Once he meets Myrtle, he gets some romantic designs of his own. In the end of the play, Lot reveals himself dressed in a beautiful dress exposing his deepest darkest secret to Myrtle and Chicken before succumbing to tuberculosis and dying. Chicken and Myrtle end up examining Chicken's new property just before the flood waters come.

==Original production==
The Broadway production was produced by David Merrick and directed by José Quintero. After two previews, it opened on March 27, 1968, at the Ethel Barrymore Theatre and closed after 29 performances. It starred Brian Bedford as Lot, Harry Guardino as Chicken, and Estelle Parsons as Myrtle. She was nominated for the Tony Award for Best Actress in a Play.

The play was profiled in the William Goldman book The Season: A Candid Look at Broadway.

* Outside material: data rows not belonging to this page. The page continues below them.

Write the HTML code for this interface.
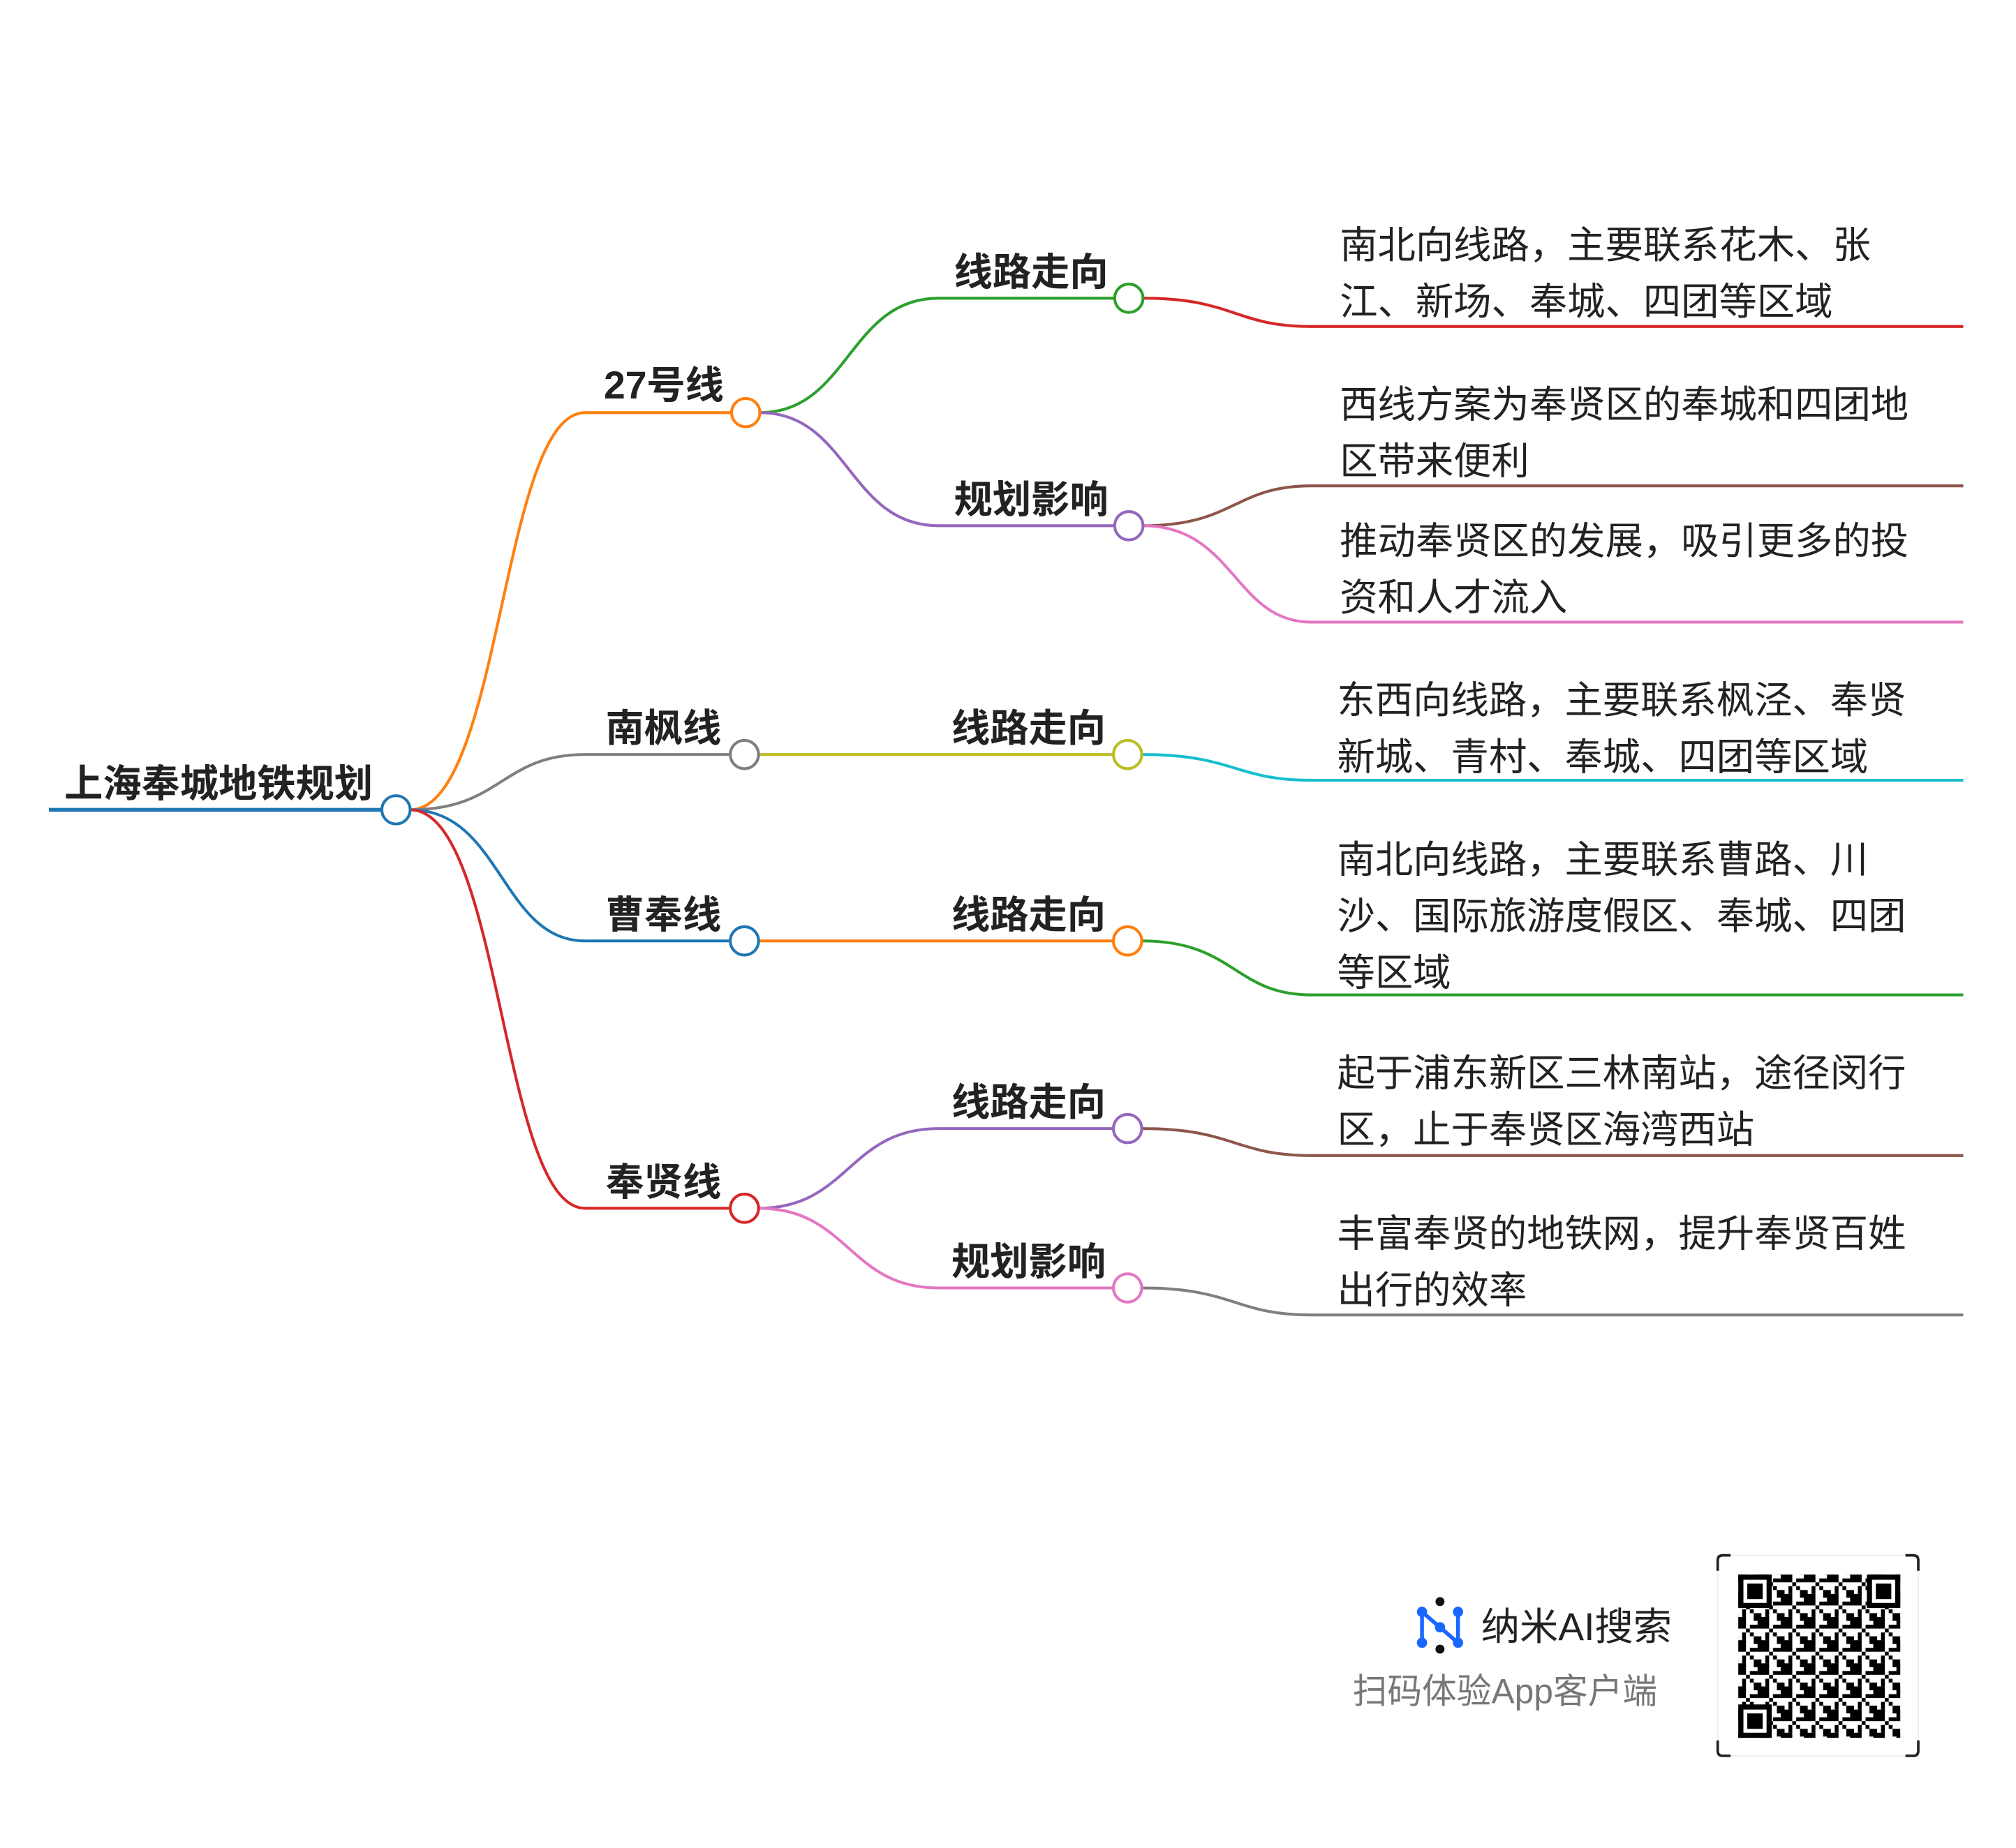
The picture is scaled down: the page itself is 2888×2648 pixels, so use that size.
<!DOCTYPE html>
<html><head><meta charset="utf-8"><style>
html,body{margin:0;padding:0;background:#fff;}
svg{display:block;}
text{font-family:"Liberation Sans","Noto Sans CJK SC",sans-serif;}
.b{font-weight:bold;font-size:30px;fill:#222;}
.t{font-size:29.5px;fill:#222;}
</style></head><body>
<svg width="2888" height="2648" viewBox="0 0 1568 1437.7" xmlns="http://www.w3.org/2000/svg">
<g fill="none" stroke-width="2.2">
<line x1="38" y1="630" x2="297" y2="630" stroke="#1f77b4" stroke-width="3"/>
<path d="M319 630 C390 630 390 321 455 321 L569 321" stroke="#ff7f0e"/>
<path d="M319 630 C390 630 390 587 455 587 L567 587" stroke="#7f7f7f"/>
<path d="M319 630 C390 630 390 732 455 732 L567 732" stroke="#1f77b4"/>
<path d="M319 630 C390 630 390 940 455 940 L567 940" stroke="#d62728"/>
<path d="M591 321 C660 321 660 232 730 232 L867 232" stroke="#2ca02c"/>
<path d="M591 321 C660 321 660 409 730 409 L867 409" stroke="#9467bd"/>
<line x1="590" y1="587" x2="865" y2="587" stroke="#bcbd22"/>
<line x1="590" y1="732" x2="865" y2="732" stroke="#ff7f0e"/>
<path d="M590 940 C660 940 660 878 730 878 L865 878" stroke="#9467bd"/>
<path d="M590 940 C660 940 660 1002 730 1002 L865 1002" stroke="#e377c2"/>
<path d="M889 232 C960 232 960 254 1020 254 L1527 254" stroke="#d62728"/>
<path d="M889 409 C960 409 960 378 1020 378 L1527 378" stroke="#8c564b"/>
<path d="M889 409 C960 409 960 484 1020 484 L1527 484" stroke="#e377c2"/>
<path d="M888 587 C960 587 960 607 1020 607 L1527 607" stroke="#17becf"/>
<path d="M888 732 C960 732 960 774 1020 774 L1527 774" stroke="#2ca02c"/>
<path d="M888 878 C960 878 960 899 1020 899 L1527 899" stroke="#8c564b"/>
<path d="M888 1002 C960 1002 960 1023 1020 1023 L1527 1023" stroke="#7f7f7f"/>
</g>
<g fill="#fff" stroke-width="2.2">
<circle cx="308" cy="630" r="11" stroke="#1f77b4"/>
<circle cx="580" cy="321" r="11" stroke="#ff7f0e"/>
<circle cx="579" cy="587" r="11" stroke="#7f7f7f"/>
<circle cx="579" cy="732" r="11" stroke="#1f77b4"/>
<circle cx="579" cy="940" r="11" stroke="#d62728"/>
<circle cx="878" cy="232" r="11" stroke="#2ca02c"/>
<circle cx="878" cy="409" r="11" stroke="#9467bd"/>
<circle cx="877" cy="587" r="11" stroke="#bcbd22"/>
<circle cx="877" cy="732" r="11" stroke="#ff7f0e"/>
<circle cx="877" cy="878" r="11" stroke="#9467bd"/>
<circle cx="877" cy="1002" r="11" stroke="#e377c2"/>
</g>
<text class="b" x="290" y="620" text-anchor="end">上海奉城地铁规划</text>
<text class="b" x="563" y="310" text-anchor="end">27号线</text>
<text class="b" x="561" y="577" text-anchor="end">南枫线</text>
<text class="b" x="561" y="722" text-anchor="end">曹奉线</text>
<text class="b" x="561" y="930" text-anchor="end">奉贤线</text>
<text class="b" x="862" y="222" text-anchor="end">线路走向</text>
<text class="b" x="862" y="399" text-anchor="end">规划影响</text>
<text class="b" x="860" y="577" text-anchor="end">线路走向</text>
<text class="b" x="860" y="722" text-anchor="end">线路走向</text>
<text class="b" x="860" y="868" text-anchor="end">线路走向</text>
<text class="b" x="860" y="992" text-anchor="end">规划影响</text>
<g class="t">
<text class="t" x="1042" y="201">南北向线路，主要联系花木、张</text>
<text class="t" x="1042" y="245">江、新场、奉城、四团等区域</text>
<text class="t" x="1042" y="325">西线方案为奉贤区的奉城和四团地</text>
<text class="t" x="1042" y="369">区带来便利</text>
<text class="t" x="1042" y="431">推动奉贤区的发展，吸引更多的投</text>
<text class="t" x="1042" y="475">资和人才流入</text>
<text class="t" x="1040" y="555">东西向线路，主要联系枫泾、奉贤</text>
<text class="t" x="1040" y="599">新城、青村、奉城、四团等区域</text>
<text class="t" x="1040" y="679">南北向线路，主要联系曹路、川</text>
<text class="t" x="1040" y="723">沙、国际旅游度假区、奉城、四团</text>
<text class="t" x="1040" y="767">等区域</text>
<text class="t" x="1040" y="845">起于浦东新区三林南站，途径闵行</text>
<text class="t" x="1040" y="889">区，止于奉贤区海湾西站</text>
<text class="t" x="1040" y="970">丰富奉贤的地铁网，提升奉贤百姓</text>
<text class="t" x="1040" y="1014">出行的效率</text>
</g>
<g>
<path d="M1106 1254 L1106 1278 M1106 1254 L1134 1278 M1134 1254 L1134 1278" stroke="#1a66ff" stroke-width="3" fill="none"/>
<circle cx="1106" cy="1254" r="4" fill="#1a66ff"/><circle cx="1106" cy="1278" r="4" fill="#1a66ff"/>
<circle cx="1134" cy="1254" r="4" fill="#1a66ff"/><circle cx="1134" cy="1278" r="4" fill="#1a66ff"/>
<circle cx="1120" cy="1266" r="4" fill="#1a66ff"/>
<circle cx="1120" cy="1246" r="3.5" fill="#111"/><circle cx="1120" cy="1283" r="3.5" fill="#111"/>
<text x="1152" y="1276" style="font-size:30px;fill:#222">纳米AI搜索</text>
<text x="1052" y="1325" style="font-size:27px;fill:#777">扫码体验App客户端</text>
</g>
<defs>
<pattern id="qr" x="1352" y="1225" width="18" height="18" patternUnits="userSpaceOnUse">
<rect width="18" height="18" fill="#fff"/>
<rect x="0" y="0" width="6" height="6" fill="#000"/><rect x="9" y="3" width="6" height="3" fill="#000"/>
<rect x="3" y="9" width="3" height="6" fill="#000"/><rect x="12" y="12" width="6" height="6" fill="#000"/>
<rect x="6" y="6" width="3" height="3" fill="#000"/><rect x="15" y="0" width="3" height="6" fill="#000"/>
<rect x="0" y="15" width="6" height="3" fill="#000"/><rect x="9" y="9" width="3" height="3" fill="#000"/>
</pattern>
</defs>
<rect x="1336" y="1210" width="156" height="156" fill="#fff" stroke="#eee"/>
<path d="M1336 1222 V1214 Q1336 1210 1340 1210 H1346 M1482 1210 H1488 Q1492 1210 1492 1214 V1222 M1336 1354 V1362 Q1336 1366 1340 1366 H1346 M1482 1366 H1488 Q1492 1366 1492 1362 V1354" stroke="#222" stroke-width="2" fill="none"/>
<rect x="1352" y="1225" width="126" height="127" fill="url(#qr)"/>
<g>
<rect x="1352" y="1225" width="26" height="26" fill="#000"/><rect x="1356" y="1229" width="18" height="18" fill="#fff"/><rect x="1359" y="1232" width="12" height="12" fill="#000"/>
<rect x="1452" y="1225" width="26" height="26" fill="#000"/><rect x="1456" y="1229" width="18" height="18" fill="#fff"/><rect x="1459" y="1232" width="12" height="12" fill="#000"/>
<rect x="1352" y="1326" width="26" height="26" fill="#000"/><rect x="1356" y="1330" width="18" height="18" fill="#fff"/><rect x="1359" y="1333" width="12" height="12" fill="#000"/>
</g>
</svg>
</body></html>
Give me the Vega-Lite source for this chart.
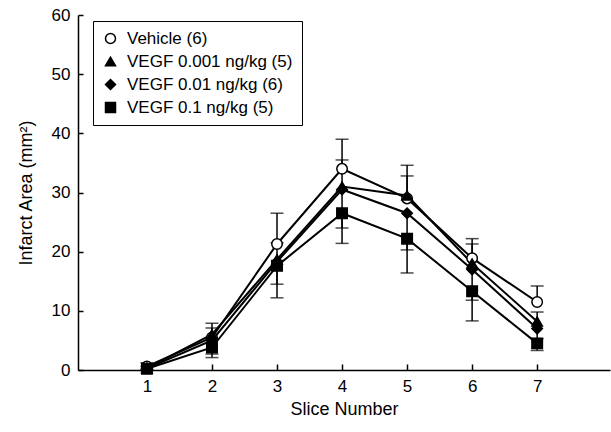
{
  "$schema": "https://vega.github.io/schema/vega-lite/v6.json",
  "width": 532,
  "height": 355,
  "autosize": "none",
  "padding": {"left": 78, "top": 15, "right": 1, "bottom": 62},
  "background": "white",
  "config": {
    "font": "Liberation Sans",
    "view": {"stroke": null},
    "axis": {"grid": false, "domainColor": "black", "domainWidth": 1.5, "tickColor": "black", "tickWidth": 1.5, "labelColor": "black", "titleColor": "black", "labelFontSize": 17, "titleFontSize": 18, "titleFontWeight": "normal"}
  },
  "data": {
    "values": [
      {"slice": 1, "group": "Vehicle (6)", "mean": 0.6, "end": 1.2},
      {"slice": 2, "group": "Vehicle (6)", "mean": 5.5, "end": 7.9},
      {"slice": 3, "group": "Vehicle (6)", "mean": 21.3, "end": 26.5},
      {"slice": 4, "group": "Vehicle (6)", "mean": 34, "end": 39},
      {"slice": 5, "group": "Vehicle (6)", "mean": 29, "end": 34.6},
      {"slice": 6, "group": "Vehicle (6)", "mean": 18.9, "end": 22.2},
      {"slice": 7, "group": "Vehicle (6)", "mean": 11.5, "end": 14.2},
      {"slice": 1, "group": "VEGF 0.001 ng/kg (5)", "mean": 0.3, "end": 0.6},
      {"slice": 2, "group": "VEGF 0.001 ng/kg (5)", "mean": 6, "end": 7.1},
      {"slice": 3, "group": "VEGF 0.001 ng/kg (5)", "mean": 18.7, "end": 21.5},
      {"slice": 4, "group": "VEGF 0.001 ng/kg (5)", "mean": 31, "end": 35.5},
      {"slice": 5, "group": "VEGF 0.001 ng/kg (5)", "mean": 29.5, "end": 32.8},
      {"slice": 6, "group": "VEGF 0.001 ng/kg (5)", "mean": 18, "end": 21.3},
      {"slice": 7, "group": "VEGF 0.001 ng/kg (5)", "mean": 8.2, "end": 9.8},
      {"slice": 1, "group": "VEGF 0.01 ng/kg (6)", "mean": 0.3, "end": 0.1},
      {"slice": 2, "group": "VEGF 0.01 ng/kg (6)", "mean": 5, "end": 2.7},
      {"slice": 3, "group": "VEGF 0.01 ng/kg (6)", "mean": 18.3, "end": 14.5},
      {"slice": 4, "group": "VEGF 0.01 ng/kg (6)", "mean": 30.5, "end": 24},
      {"slice": 5, "group": "VEGF 0.01 ng/kg (6)", "mean": 26.5, "end": 20.3},
      {"slice": 6, "group": "VEGF 0.01 ng/kg (6)", "mean": 17, "end": 11.8},
      {"slice": 7, "group": "VEGF 0.01 ng/kg (6)", "mean": 7, "end": 5.3},
      {"slice": 1, "group": "VEGF 0.1 ng/kg (5)", "mean": 0.2, "end": 0},
      {"slice": 2, "group": "VEGF 0.1 ng/kg (5)", "mean": 3.8, "end": 2.1},
      {"slice": 3, "group": "VEGF 0.1 ng/kg (5)", "mean": 17.6, "end": 12.2},
      {"slice": 4, "group": "VEGF 0.1 ng/kg (5)", "mean": 26.5, "end": 21.4},
      {"slice": 5, "group": "VEGF 0.1 ng/kg (5)", "mean": 22.2, "end": 16.4},
      {"slice": 6, "group": "VEGF 0.1 ng/kg (5)", "mean": 13.3, "end": 8.3},
      {"slice": 7, "group": "VEGF 0.1 ng/kg (5)", "mean": 4.5, "end": 3.3}
    ]
  },
  "encoding": {
    "x": {"field": "slice", "type": "quantitative", "scale": {"domain": [-0.06, 8.12], "nice": false, "zero": false},
      "axis": {"title": "Slice Number", "values": [1,2,3,4,5,6,7], "tickSize": -6, "labelPadding": 14, "titlePadding": 6, "format": "d"}}
  },
  "layer": [
    {
      "mark": {"type": "rule", "color": "black", "strokeWidth": 1.5},
      "encoding": {
        "y": {"field": "mean", "type": "quantitative", "scale": {"domain": [0, 60], "nice": false},
          "axis": {"title": "Infarct Area (mm²)", "values": [0,10,20,30,40,50,60], "tickSize": -5, "labelPadding": 13, "titlePadding": 16}},
        "y2": {"field": "end"},
        "detail": {"field": "group"}
      }
    },
    {
      "mark": {"type": "tick", "orient": "horizontal", "color": "black", "size": 13, "thickness": 1.5},
      "encoding": {
        "y": {"field": "end", "type": "quantitative"}
      }
    },
    {
      "mark": {"type": "line", "color": "black", "strokeWidth": 2},
      "encoding": {
        "y": {"field": "mean", "type": "quantitative"},
        "detail": {"field": "group"}
      }
    },
    {
      "mark": {"type": "point", "strokeWidth": 1.5, "opacity": 1, "filled": false},
      "encoding": {
        "y": {"field": "mean", "type": "quantitative"},
        "shape": {"field": "group", "type": "nominal",
          "scale": {"domain": ["Vehicle (6)", "VEGF 0.001 ng/kg (5)", "VEGF 0.01 ng/kg (6)", "VEGF 0.1 ng/kg (5)"], "range": ["circle", "triangle-up", "diamond", "square"]},
          "legend": {"title": null, "orient": "none", "legendX": 15, "legendY": 6, "strokeColor": "black", "padding": 9, "labelFontSize": 17, "labelColor": "black", "labelLimit": 0, "symbolSize": 100, "rowPadding": 5, "labelOffset": 8, "symbolStrokeWidth": 1.5}},
        "fill": {"field": "group", "type": "nominal",
          "scale": {"domain": ["Vehicle (6)", "VEGF 0.001 ng/kg (5)", "VEGF 0.01 ng/kg (6)", "VEGF 0.1 ng/kg (5)"], "range": ["white", "black", "black", "black"]}},
        "stroke": {"field": "group", "type": "nominal",
          "scale": {"domain": ["Vehicle (6)", "VEGF 0.001 ng/kg (5)", "VEGF 0.01 ng/kg (6)", "VEGF 0.1 ng/kg (5)"], "range": ["black", "black", "black", "black"]}},
        "size": {"value": 110}
      }
    }
  ]
}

In his memoirs, Tennessee Williams claimed that he wrote the Estelle Parsons role for Maureen Stapleton. The original production was financed with $400,000 from a Hollywood studio. According to Williams, David Merrick wanted to fire Quintero during rehearsals but Williams would not let him. Williams thought Bedford and Parsons were "superb" but acknowledged "we opened disastrously... certain biased reviewers were particularly nasty about the play." Williams noted Walter Kerr "observed that it was a play that contained excellent and funny characterization and that he hoped I'd rewrite it someday. Actually what it needed was cutting and dear José was not the one for that. Humor he has, but it's a delicate humor that exists in a heart full of sorrow."

==Other productions==
In 1970, the play was adapted to a feature film and released under the title Last of the Mobile Hot Shots (aka "Blood Kin").

A 1975 production in London, at the Greenwood Theatre, starring Marianne Faithfull as Myrtle, was cancelled after just three performances when Faithfull fell ill with peritonitis.

In 1975 Williams wrote he saw "a perfect revival of" the play "in a small, remote house on the Coast. It was cut to its proper length, beautifully cast, and the lady who directed it brought out its bawdy and yet touching style and its strong thematic content."

In 1976, the play had its West Coast premiere at The Pasadena Repertory Theatre located in The Hotel Carver in Pasadena, California. It starred Marie Peckinpah as Myrtle, Duane Waddell as Chicken, and Ed Harris as Lot. It featured a remarkable three story, rain-drenched set by Howard Whalen. The play was presented under Williams' original title "Kingdom of Earth" and ran for approximately 24 weekend performances over three months. It was directed by Gill Dennis, with executive producer Duane Waddell, and produced by Kevin Cloud Brechner.

In 1991, the play was produced in the UK at the Redgrave Theatre, Farnham starring Kit Hollerbach as Myrtle, Stephen Hattersley as Chicken and Marc Warren as Lot in a production directed by Bill Bankes-Jones. Stephen Hattersley won Best Actor 1991 in the TMA Awards for his performance in this production.

In 2011 it was revived at the Print Room in Notting Hill, under its alternative title Kingdom of Earth, directed by Lucy Bailey.

In 2012, Tom Hiddleston did a reading of the short story version for the series Stories Before Bedtime at the Criterion-Theatre in the United Kingdom. This short story is a more erotic version written in the first person from the perspective of Chicken.

==Characters==
- Myrtle: a sometime prostitute and former showgirl, the sole surviving member of the Five Memphis Hot Shots.
- Lot: a tubercular neurotic youth who is an impotent, closeted transvestite overly attached to the memory of his late mother.
- Chicken: Lot's multiracial half brother who has been the sole person taking care of their house.